Dr. Brummet said the innovative method he uses in conjunction with urologists to diagnose prostate cancer at St. Mary's Hospital in Jefferson City can result in better outcomes for patients. (KRCG)

Doctors say an early and accurate diagnosis can make a significant difference in the fight against cancer. In this week's Family First, KRCG 13 spoke with SSM Health Radiologist Dr. David Brummet about how urologists and radiologists are using new technology to diagnose prostate cancer.

Dr. Brummet said the innovative method he uses in conjunction with urologists to diagnose prostate cancer at St. Mary's Hospital in Jefferson City can result in better outcomes for patients. He explained biopsies are used by urologists to confirm the presence of prostate cancer; but in years past, the technological limits of the biopsy procedure didn't always allow physicians to make definitive diagnoses.

"I would estimate the old type of prostate biopsies picked up cancer maybe half the time," he said. "But with our new 'guided' prostate biopsy procedure, we can pick up the tumor maybe 80 percent of the time."

First, Dr. Brummet said he takes MRI's of patients who may have prostate cancer. "I look at the MRI images, and use specialized software to do that. And then I mark on the images, or annotate on the images, where I think tumors are located."

Next, Dr. Brummet said his edits are overlaid on top of the images urologists see in "real-time" during a prostate biopsy, giving them a sort-of road map for the procedure. He said the super-focused guidance his annotations provide for the biopsies results not only in a more accurate diagnosis, but in less pain for patients. "We do the procedure in the surgery suite. There, the patient is provided better sedation, so it's less painful overall," he said.

Dr.
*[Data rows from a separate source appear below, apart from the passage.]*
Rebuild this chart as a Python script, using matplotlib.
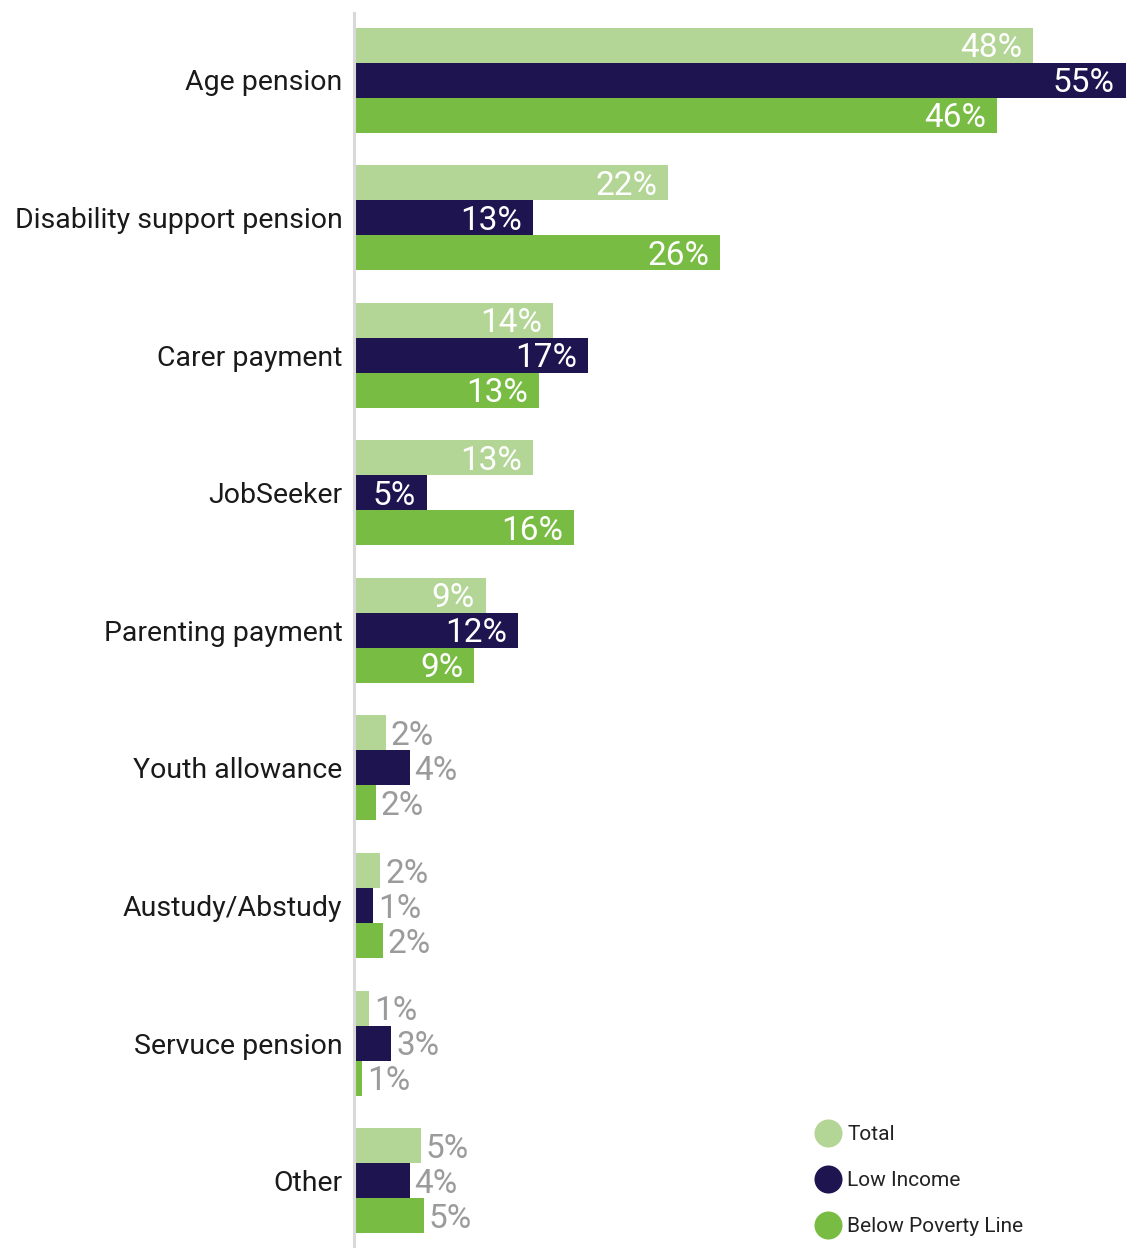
import numpy as np
import matplotlib.pyplot as plt

# benefit types received, by household group (%)
categories = ['Age pension', 'Disability support pension', 'Carer payment', 'JobSeeker',
              'Parenting payment', 'Youth allowance', 'Austudy/Abstudy', 'Servuce pension', 'Other']
total = [48.4, 22.4, 14.2, 12.8, 9.4, 2.3, 1.9, 1.1, 4.8]
low_income = [55.0, 12.8, 16.7, 5.2, 11.7, 4.0, 1.4, 2.7, 4.0]
below_poverty = [45.8, 26.1, 13.2, 15.7, 8.6, 1.6, 2.1, 0.6, 5.0]
series_names = ['Total', 'Low Income', 'Below Poverty Line']
colors = ['#b3d595', '#1e1550', '#79bc43']

W, H = 1126, 1248
fig = plt.figure(figsize=(W / 100, H / 100), dpi=100)
plt.rcParams['font.family'] = ['Roboto', 'DejaVu Sans']

# axes fill the figure to the right of the label column, line starts 13px from top
ax_left = 353.5 / W
top_px = 13
ax = fig.add_axes([ax_left, 0, 1 - ax_left, (H - top_px) / H])
group_px = 137.6
ax.set_ylim((H - 80) / group_px, (top_px - 80) / group_px)
ax.set_xlim(0, 55.0)

y = np.arange(len(categories))
bar_h = 35 / group_px
all_series = [total, low_income, below_poverty]
for k, (vals, col) in enumerate(zip(all_series, colors)):
    ypos = y + (k - 1) * bar_h
    ax.barh(ypos, vals, height=bar_h, color=col, linewidth=0, zorder=1)
    for yy, v in zip(ypos, vals):
        label = f'{round(v):.0f}%'
        if v >= 5.15:
            ax.annotate(label, (v, yy), xytext=(-11, -3), textcoords='offset pixels',
                        ha='right', va='center', color='white', fontsize=24)
        else:
            ax.annotate(label, (v, yy), xytext=(5, -3), textcoords='offset pixels',
                        ha='left', va='center', color='#9b9b9b', fontsize=24)

ax.set_yticks(y)
ax.set_yticklabels(categories, fontsize=20.5, color='#1a1a1a')
ax.tick_params(axis='y', length=0, pad=8)
ax.set_xticks([])
for s in ['top', 'right', 'bottom']:
    ax.spines[s].set_visible(False)
ax.spines['left'].set_color('#d9d9d9')
ax.spines['left'].set_linewidth(2.2)
ax.spines['left'].set_zorder(2)

# legend drawn in pixel space
leg = fig.add_axes([0, 0, 1, 1])
leg.set_xlim(0, W)
leg.set_ylim(H, 0)
leg.axis('off')
for i, (name, col) in enumerate(zip(series_names, colors)):
    ly = 1133 + 46 * i
    leg.scatter([828], [ly], s=28 ** 2 * 0.52, color=col, linewidths=0)
    leg.text(847, ly + 1, name, va='center', ha='left', fontsize=15, color='#222222')

fig.savefig('out.png', dpi=100)
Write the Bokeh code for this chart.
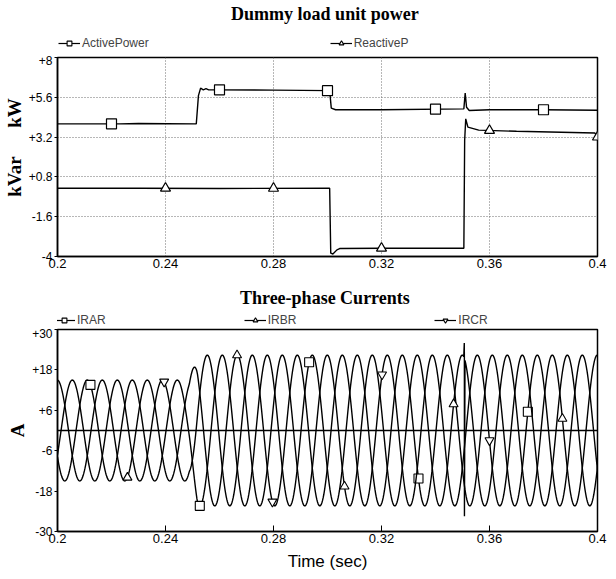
import numpy as np
from bokeh.plotting import figure
from bokeh.layouts import column
from bokeh.models import FixedTicker, Legend, LegendItem, Label, Range1d, Span
from bokeh.embed import file_html
from bokeh.resources import INLINE

# ---------------- data ----------------
X_TICKS = [0.2, 0.24, 0.28, 0.32, 0.36, 0.4]
X_TICK_LABELS = ["0.2", "0.24", "0.28", "0.32", "0.36", "0.4"]

P_TICKS = [-4, -1.6, 0.8, 3.2, 5.6, 8]
P_TICK_LABELS = ["-4", "-1.6", "+0.8", "+3.2", "+5.6", "+8"]

I_TICKS = [-30, -18, -6, 6, 18, 30]
I_TICK_LABELS = ["-30", "-18", "-6", "+6", "+18", "+30"]

# Dummy load unit power
ACTIVE_T = [0.2, 0.2230, 0.2300, 0.2514, 0.2522, 0.2530, 0.2540, 0.2550, 0.2560, 0.2580,
            0.2800, 0.3008, 0.3014, 0.3030, 0.3200, 0.3505, 0.3510, 0.3515, 0.3525, 0.3600, 0.3800, 0.4]
ACTIVE_KW = [4.0, 4.0, 4.02, 4.0, 5.7, 6.15, 6.05, 6.12, 6.05, 6.05,
             6.03, 6.0, 4.95, 4.85, 4.85, 4.9, 5.85, 5.0, 4.8, 4.85, 4.85, 4.82]
REACTIVE_T = [0.2, 0.2300, 0.2600, 0.3008, 0.3012, 0.3020, 0.3035, 0.3045, 0.3200, 0.3505,
              0.3508, 0.3512, 0.3520, 0.3560, 0.3700, 0.3990, 0.4]
REACTIVE_KVAR = [0.12, 0.12, 0.1, 0.12, -3.8, -3.85, -3.6, -3.52, -3.5, -3.5,
                 3.0, 4.3, 3.8, 3.62, 3.55, 3.45, 3.2]
ACTIVE_MARK_T = [0.22, 0.26, 0.30, 0.34, 0.38]
REACTIVE_MARK_T = [0.24, 0.28, 0.32, 0.36, 0.40]

# Three-phase currents (60 Hz, amplitude step at ~0.25 s)
FREQ_HZ = 60.0
AMP_T = [0.2, 0.2488, 0.2518, 0.4]
AMP_A = [15.0, 15.0, 22.4, 22.4]
PHASE_CYCLES = {"IRAR": 0.588, "IRBR": 0.255, "IRCR": 0.921}
SPIKE_T = [0.35066, 0.35072]          # switching transient on IRBR
SPIKE_A = [26.0, -25.5]
ZERO_LEVEL = 0.0
IRAR_MARK_T = [0.2122, 0.2527, 0.2932, 0.3337, 0.3742]
IRBR_MARK_T = [0.2259, 0.2665, 0.3063, 0.3467, 0.3870]
IRCR_MARK_T = [0.2395, 0.2796, 0.3202, 0.3600]

TITLE_TOP = "Dummy load unit power"
TITLE_BOTTOM = "Three-phase Currents"

# ---------------- styling helpers ----------------
SANS = "Liberation Sans"
SERIF = "Liberation Serif"
NBSP = "\u00a0"
W = 616


def style_axes(p, y_ticks, y_labels):
    p.xaxis.ticker = FixedTicker(ticks=X_TICKS)
    p.xaxis.major_label_overrides = {t: s for t, s in zip(X_TICKS, X_TICK_LABELS)}
    p.yaxis.ticker = FixedTicker(ticks=y_ticks)
    p.yaxis.major_label_overrides = {t: s for t, s in zip(y_ticks, y_labels)}
    for ax in (p.xaxis, p.yaxis):
        ax.minor_tick_line_color = None
        ax.axis_line_color = "black"
        ax.axis_line_width = 1.5
        ax.major_tick_line_color = "black"
        ax.major_label_text_font = SANS
        ax.major_label_text_color = "black"
    p.xaxis.major_label_text_font_size = "13px"
    p.yaxis.major_label_text_font_size = "12px"
    p.yaxis.major_tick_out = 3
    p.yaxis.major_tick_in = 0
    p.yaxis.major_label_standoff = 2
    p.xaxis.major_label_standoff = 2
    p.yaxis.axis_label_text_font = SERIF
    p.yaxis.axis_label_text_font_style = "bold"
    p.yaxis.axis_label_text_font_size = "19px"
    p.yaxis.axis_label_text_color = "black"
    p.yaxis.axis_label_standoff = 1
    p.outline_line_color = "black"
    p.outline_line_width = 1.5
    p.background_fill_color = "white"
    p.border_fill_color = "white"


def header(height, title, title_y, specs, spacing, legend_x, legend_y):
    h = figure(width=W, height=height, x_range=Range1d(0, W), y_range=Range1d(height, 0),
               output_backend="svg", toolbar_location=None, title=None,
               x_axis_location=None, y_axis_location=None,
               min_border_left=0, min_border_right=0, min_border_top=0, min_border_bottom=0)
    h.grid.visible = False
    h.outline_line_color = None
    h.border_fill_color = "white"
    items = []
    for label, marker in specs:
        # legend-only renderers (a single undefined point, nothing is drawn in the frame)
        ln = h.line([np.nan], [np.nan], line_color="black", line_width=1.2)
        sc = h.scatter([np.nan], [np.nan], marker=marker, size=9, line_color="black",
                       fill_color="white", line_width=1.1)
        items.append(LegendItem(label=label, renderers=[ln, sc]))
    h.add_layout(Legend(items=items, orientation="horizontal", location=(legend_x, legend_y),
                        spacing=spacing, padding=0, margin=0, glyph_width=22, glyph_height=12,
                        label_height=12, label_standoff=2, label_text_font=SANS,
                        label_text_font_size="12px", background_fill_alpha=0,
                        border_line_color=None))
    h.add_layout(Label(x=W / 2 - 3, y=title_y, text=title, text_align="center",
                       text_baseline="middle", text_font=SERIF, text_font_style="bold",
                       text_font_size="18px", text_color="black"))
    return h


# ---------------- top panel ----------------
h1 = header(55, TITLE_TOP, 13, [("ActivePower", "square"), ("ReactiveP", "triangle")],
            181, 1, 5)

p1 = figure(width=W, height=223, x_range=Range1d(0.2, 0.4), y_range=Range1d(-4, 8),
            output_backend="svg", toolbar_location=None, title=None,
            min_border_left=57, min_border_right=19, min_border_top=2, min_border_bottom=22)
style_axes(p1, P_TICKS, P_TICK_LABELS)
p1.xaxis.major_tick_out = 0
p1.xaxis.major_tick_in = 0
p1.grid.grid_line_color = "#6e6e6e"
p1.grid.grid_line_dash = "1 2"
p1.grid.grid_line_width = 1
p1.yaxis.axis_label = NBSP * 4 + "kVar" + NBSP * 6 + "kW"

p1.line(ACTIVE_T, ACTIVE_KW, line_color="black", line_width=1.4)
p1.scatter(ACTIVE_MARK_T, list(np.interp(ACTIVE_MARK_T, ACTIVE_T, ACTIVE_KW)),
           marker="square", size=10, line_color="black", fill_color="white", line_width=1.2)
p1.line(REACTIVE_T, REACTIVE_KVAR, line_color="black", line_width=1.4)
p1.scatter(REACTIVE_MARK_T, list(np.interp(REACTIVE_MARK_T, REACTIVE_T, REACTIVE_KVAR)),
           marker="triangle", size=10, line_color="black", fill_color="white", line_width=1.2)

# ---------------- bottom panel ----------------
t = np.arange(0.2, 0.4 + 1e-9, 1.0 / (FREQ_HZ * 72))
amp = np.interp(t, AMP_T, AMP_A)
curr = {}
for name, ph in PHASE_CYCLES.items():
    curr[name] = (t, amp * np.sin(2 * np.pi * (FREQ_HZ * t + ph)))
tb, yb = curr["IRBR"]
tb2 = np.concatenate([tb, SPIKE_T])
yb2 = np.concatenate([yb, SPIKE_A])
order = np.argsort(tb2, kind="stable")
curr["IRBR"] = (tb2[order], yb2[order])

h2 = header(50, TITLE_BOTTOM, 19, [("IRAR", "square"), ("IRBR", "triangle"),
                                   ("IRCR", "inverted_triangle")], 138, -4, 1)

p2 = figure(width=W, height=251, x_range=Range1d(0.2, 0.4), y_range=Range1d(-30, 30),
            output_backend="svg", toolbar_location=None, title=None,
            min_border_left=57, min_border_right=19, min_border_top=1, min_border_bottom=48)
style_axes(p2, I_TICKS, I_TICK_LABELS)
p2.grid.grid_line_color = None
p2.xaxis.major_tick_in = 6
p2.xaxis.major_tick_out = 0
p2.yaxis.axis_label = "A"
p2.xaxis.axis_label = "Time (sec)"
p2.xaxis.axis_label_text_font = SANS
p2.xaxis.axis_label_text_font_style = "normal"
p2.xaxis.axis_label_text_font_size = "17px"
p2.xaxis.axis_label_text_color = "black"
p2.xaxis.axis_label_standoff = 6

p2.add_layout(Span(location=ZERO_LEVEL, dimension="width", line_color="black", line_width=1.6))

markers = {"IRAR": ("square", IRAR_MARK_T), "IRBR": ("triangle", IRBR_MARK_T),
           "IRCR": ("inverted_triangle", IRCR_MARK_T)}
for name in ["IRAR", "IRBR", "IRCR"]:
    tx, ty = curr[name]
    p2.line(tx, ty, line_color="black", line_width=1.4)
    mk, mt = markers[name]
    p2.scatter(mt, list(np.interp(mt, tx, ty)), marker=mk, size=9,
               line_color="black", fill_color="white", line_width=1.1)

layout = column(h1, p1, h2, p2, spacing=0)
open("out.html", "w").write(file_html(layout, INLINE))
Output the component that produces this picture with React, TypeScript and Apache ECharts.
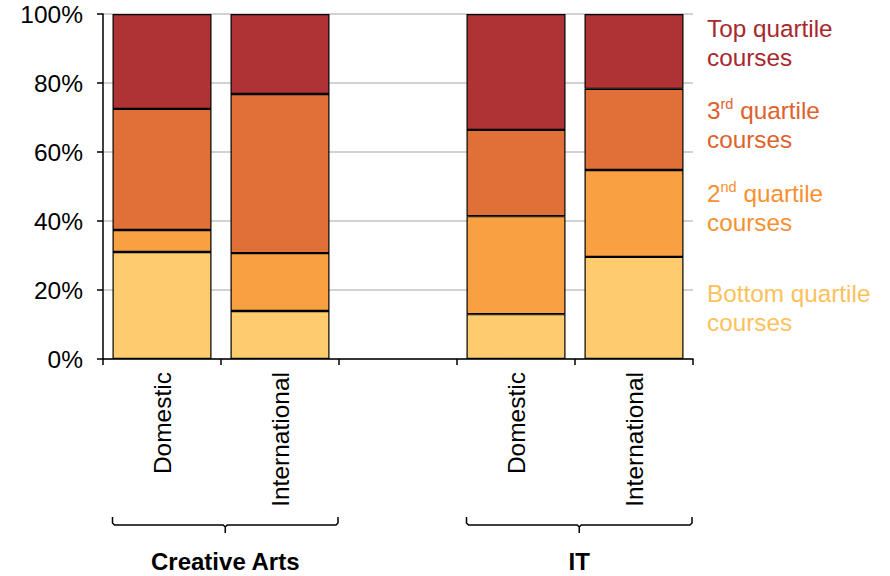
import React, { useEffect, useRef } from "react";
import * as echarts from "echarts";

const categories = ["Domestic", "International", "", "Domestic", "International"];
const bottomQuartile = [31.0, 13.9, null, 13.0, 29.6];
const secondQuartile = [6.4, 16.8, null, 28.4, 25.2];
const thirdQuartile = [35.1, 46.1, null, 25.0, 23.5];
const topQuartile = [27.5, 23.2, null, 33.6, 21.7];
const yTicks = [0, 20, 40, 60, 80, 100];
const groups = [
  { name: "Creative Arts", from: 0, to: 1 },
  { name: "IT", from: 3, to: 4 },
];

const FONT = "Liberation Sans, Arial, sans-serif";
const C_TOP = "#AF3234";
const C_3RD = "#E07038";
const C_2ND = "#F9A043";
const C_BOT = "#FECC6E";

export default function App() {
  const ref = useRef<HTMLDivElement>(null);
  useEffect(() => {
    if (!ref.current) return;
    const chart = echarts.init(ref.current, undefined, { renderer: "svg" });
    const barWidth = 99;
    const mkSeries = (name: string, data: (number | null)[], color: string) => ({
      name,
      type: "bar",
      stack: "total",
      data,
      barWidth,
      itemStyle: { color, borderColor: "#000", borderWidth: 1.2 },
    });
    chart.setOption({
      animation: false,
      textStyle: { fontFamily: FONT },
      grid: { left: 103, right: 197, top: 14, bottom: 217, containLabel: false },
      xAxis: {
        type: "category",
        data: categories,
        axisLine: { lineStyle: { color: "#000", width: 1.5 } },
        axisTick: { show: true, length: 6, lineStyle: { color: "#000", width: 1.5 } },
        axisLabel: {
          rotate: 90,
          margin: 13,
          fontSize: 24.5,
          color: "#000",
          fontFamily: FONT,
        },
      },
      yAxis: {
        type: "value",
        min: 0,
        max: 100,
        interval: 20,
        axisLine: { show: true, lineStyle: { color: "#000", width: 1.5 } },
        axisTick: { show: true, length: 6, lineStyle: { color: "#000", width: 1.5 } },
        splitLine: { show: true, lineStyle: { color: "#C0C4C8", width: 1.5 } },
        axisLabel: {
          margin: 20,
          fontSize: 24.5,
          color: "#000",
          fontFamily: FONT,
          formatter: (v: number) => (yTicks.includes(v) ? v + "%" : ""),
        },
      },
      series: [
        mkSeries("Bottom quartile courses", bottomQuartile, C_BOT),
        mkSeries("2nd quartile courses", secondQuartile, C_2ND),
        mkSeries("3rd quartile courses", thirdQuartile, C_3RD),
        mkSeries("Top quartile courses", topQuartile, C_TOP),
      ],
    });

    const catW = (chart.convertToPixel({ xAxisIndex: 0 }, 1) as number) -
      (chart.convertToPixel({ xAxisIndex: 0 }, 0) as number);
    const graphics: any[] = [];
    const yTop = 517;
    const yMid = 525;
    const yTip = 533;
    groups.forEach((g) => {
      const c0 = chart.convertToPixel({ xAxisIndex: 0 }, g.from) as number;
      const c1 = chart.convertToPixel({ xAxisIndex: 0 }, g.to) as number;
      const l = c0 - barWidth / 2;
      const r = c1 + catW / 2 - 1;
      const m = (l + r) / 2;
      graphics.push({
        type: "polyline",
        shape: {
          points: [
            [l, yTop], [l, yMid - 2], [l + 2, yMid], [m - 2, yMid], [m, yMid + 2], [m, yTip],
          ],
        },
        style: { stroke: "#000", lineWidth: 1.5, fill: null },
        silent: true,
      });
      graphics.push({
        type: "polyline",
        shape: {
          points: [
            [r, yTop], [r, yMid - 2], [r - 2, yMid], [m + 2, yMid], [m, yMid + 2],
          ],
        },
        style: { stroke: "#000", lineWidth: 1.5, fill: null },
        silent: true,
      });
      graphics.push({
        type: "text",
        x: m,
        y: 561,
        style: {
          text: g.name,
          fontFamily: FONT,
          fontSize: 24,
          fontWeight: "bold",
          fill: "#000",
          align: "center",
          verticalAlign: "middle",
        },
      });
    });

    const legendX = 707;
    const legendItems = [
      { y: 14, color: "#A8282D", text: "{a|Top quartile}\n{a|courses}" },
      { y: 96, color: "#DE622C", text: "{a|3}{s|rd}{a| quartile}\n{a|courses}" },
      { y: 179, color: "#F7912F", text: "{a|2}{s|nd}{a| quartile}\n{a|courses}" },
      { y: 279, color: "#FDC15B", text: "{a|Bottom quartile}\n{a|courses}" },
    ];
    legendItems.forEach((it) => {
      graphics.push({
        type: "text",
        x: legendX,
        y: it.y,
        style: {
          text: it.text,
          fontFamily: FONT,
          fill: it.color,
          align: "left",
          verticalAlign: "top",
          rich: {
            a: { fontSize: 24.3, lineHeight: 29, fontFamily: FONT, fill: it.color, color: it.color },
            s: {
              fontSize: 14.5,
              lineHeight: 29,
              fontFamily: FONT,
              fill: it.color,
              color: it.color,
              verticalAlign: "top",
            },
          },
        },
      });
    });
    chart.setOption({ graphic: graphics });

    return () => chart.dispose();
  }, []);
  return (
    <div
      ref={ref}
      style={{ position: "fixed", left: 0, top: 0, width: 890, height: 576, background: "#fff" }}
    />
  );
}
Brummet said diagnosis is only the first step in the fight against prostate cancer; however, he said because it's a cancer that will affect one in nine men, an increase in accurate diagnoses could mean everything for millions of men around the world and here in mid-Missouri.

According to the Centers for Disease Control, signs of prostate cancer include: difficulty starting urination, weak or interrupted flow of urine, frequent urination, difficulty emptying the bladder completely, pain or burning during urination, blood in the urine or semen, and pain in the back, hips, or pelvis that doesn’t go away. Dr. Brummet said if patients experience any of these symptoms, they should speak with a urologist or with their primary care doctor.